Business leaders looking to shape the future workforce are also cheerleaders.

Laura Landreaux

Entergy Arkansas CEO Laura Landreaux told Arkansas Business that an educated, skilled and diverse workforce “is critical not only to Entergy Arkansas’ long-term mission, but also to the health of the communities we serve.”

Other executives who witnessed the Nashville, Tennessee, program were struck by how it mimics workplace teamwork and opens students’ minds.
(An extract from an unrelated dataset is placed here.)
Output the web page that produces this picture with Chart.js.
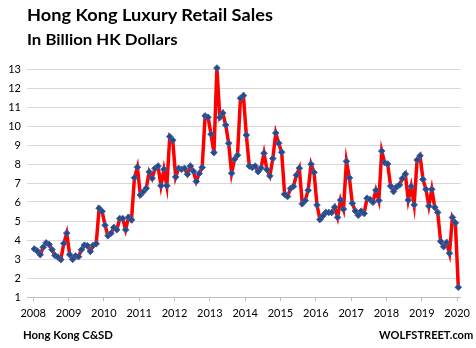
<!DOCTYPE html>
<html>
<head>
<meta charset="utf-8">
<script src="https://cdn.jsdelivr.net/npm/chart.js@4.4.1/dist/chart.umd.min.js"></script>
<style>
  html, body { margin: 0; padding: 0; background: #fff; }
  #wrap { position: relative; width: 476px; height: 348px; overflow: hidden; }
  #chart { position: absolute; left: 0; top: 0; }
  .txt { position: absolute; display: inline-block; font-family: 'Lato', sans-serif; font-weight: bold;
         color: #000; white-space: nowrap; line-height: 1; transform-origin: 0 0; }
</style>
</head>
<body>
<div id="wrap">
  <canvas id="chart" width="476" height="348"></canvas>
  <div class="txt" data-w="246" style="left:27px; top:6px; font-size:17px;">Hong Kong Luxury Retail Sales</div>
  <div class="txt" data-w="151" style="left:27px; top:31px; font-size:16px;">In Billion HK Dollars</div>
  <div class="txt" data-w="90" style="left:23px; top:329px; font-size:12px;">Hong Kong C&amp;SD</div>
  <div class="txt" data-w="94" style="left:379px; top:329px; font-size:12px;">WOLFSTREET.com</div>
</div>
<script>
// monthly, Jan 2008 .. Jan 2020
const years = ['2008', '2009', '2010', '2011', '2012', '2013', '2014', '2015', '2016', '2017', '2018', '2019', '2020'];
const sales = [
  3.53, 3.42, 3.23, 3.62, 3.85, 3.77, 3.49, 3.19, 3.10, 2.97,
  3.82, 4.36, 3.23, 2.98, 3.16, 3.12, 3.49, 3.73, 3.70, 3.40,
  3.72, 3.80, 5.67, 5.51, 4.78, 4.22, 4.35, 4.66, 4.54, 5.13,
  5.13, 4.54, 5.20, 5.06, 7.28, 7.83, 6.37, 6.54, 6.72, 7.58,
  7.25, 7.77, 7.89, 6.86, 7.72, 6.86, 9.44, 9.25, 7.32, 7.77,
  7.72, 7.77, 7.46, 7.89, 7.62, 7.08, 7.50, 7.82, 10.53, 10.46,
  9.57, 8.60, 13.05, 10.45, 10.68, 10.05, 9.09, 7.51, 8.25, 8.46,
  11.46, 11.60, 9.52, 7.89, 7.82, 7.89, 7.60, 7.79, 8.57, 7.70,
  7.37, 8.29, 9.63, 9.09, 8.62, 6.41, 6.29, 6.71, 6.82, 7.41,
  7.78, 5.91, 6.08, 6.62, 7.99, 7.56, 5.84, 5.08, 5.27, 5.45,
  5.45, 5.45, 5.73, 5.19, 6.10, 5.62, 8.14, 7.27, 5.93, 5.53,
  5.30, 5.52, 5.40, 6.20, 6.13, 5.99, 6.62, 6.08, 8.68, 8.07,
  8.00, 6.84, 6.55, 6.79, 6.90, 7.24, 7.47, 6.10, 6.82, 5.85,
  8.21, 8.43, 7.19, 6.67, 5.79, 6.67, 5.72, 5.45, 3.93, 3.65,
  3.87, 3.30, 5.19, 4.90, 1.51
];
const yTicks = [1, 13];

const tickFont = { family: 'Lato', size: 11 };

new Chart(document.getElementById('chart'), {
  type: 'line',
  data: {
    datasets: [{
      data: sales.map((v, i) => ({ x: i, y: v })),
      borderColor: '#ff0000',
      borderWidth: 3.5,
      tension: 0,
      pointStyle: 'rectRot',
      pointRadius: 3.3,
      pointBackgroundColor: '#284a86',
      pointBorderColor: '#3d64a8',
      pointBorderWidth: 1,
      clip: false
    }]
  },
  options: {
    responsive: false,
    animation: false,
    devicePixelRatio: 1,
    layout: { padding: { top: 69, right: 13, bottom: 23, left: 0 } },
    plugins: { legend: { display: false }, tooltip: { enabled: false } },
    scales: {
      x: {
        type: 'linear',
        min: -2.5,
        max: 144.8,
        afterBuildTicks: s => { s.ticks = years.map((y, k) => ({ value: k * 12 - 0.4 })); },
        afterFit: s => { s.height = 28; },
        ticks: { callback: (v, i) => years[i], font: tickFont, color: '#000', padding: 6, maxRotation: 0, autoSkip: false },
        grid: { drawOnChartArea: false, tickLength: 4, color: '#bfbfbf' },
        border: { color: '#bfbfbf' }
      },
      y: {
        min: yTicks[0],
        max: yTicks[1],
        afterFit: s => { s.width = 27; },
        ticks: { stepSize: 1, font: tickFont, color: '#000', padding: 6 },
        grid: { color: '#d9d9d9', drawTicks: false },
        border: { display: false }
      }
    }
  }
});

// squeeze the label texts to the widths they have in the picture
document.querySelectorAll('.txt').forEach(el => {
  const w = +el.dataset.w;
  el.style.transform = 'scaleX(' + (w / el.offsetWidth) + ')';
});
</script>
</body>
</html>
Patrick Schueck, president and CEO of Lexicon Fabricators & Constructors of Little Rock, told Arkansas Business he’s passionate about the program. “Ford NGL has had great successes, and I believe it can take learning in Pulaski County to the next level. I’ve had a chance to see students in the academy model in other communities, and what struck me was the level of engagement and passion for learning. I talked with students who had a Plan A for the future, but also had a Plan B, and they were clearly all prepared for graduation.”

The curriculum makes sense to students, he said. “Rather than our typical consumption model of learning, where kids sit and listen, it’s a creative model that lets kids learn through projects.

“As the use of cellphones, iPads and computers has changed the way kids learn, act and communicate, Ford NGL has created a learning model that modernizes how we educate this next generation of technology-savvy kids.”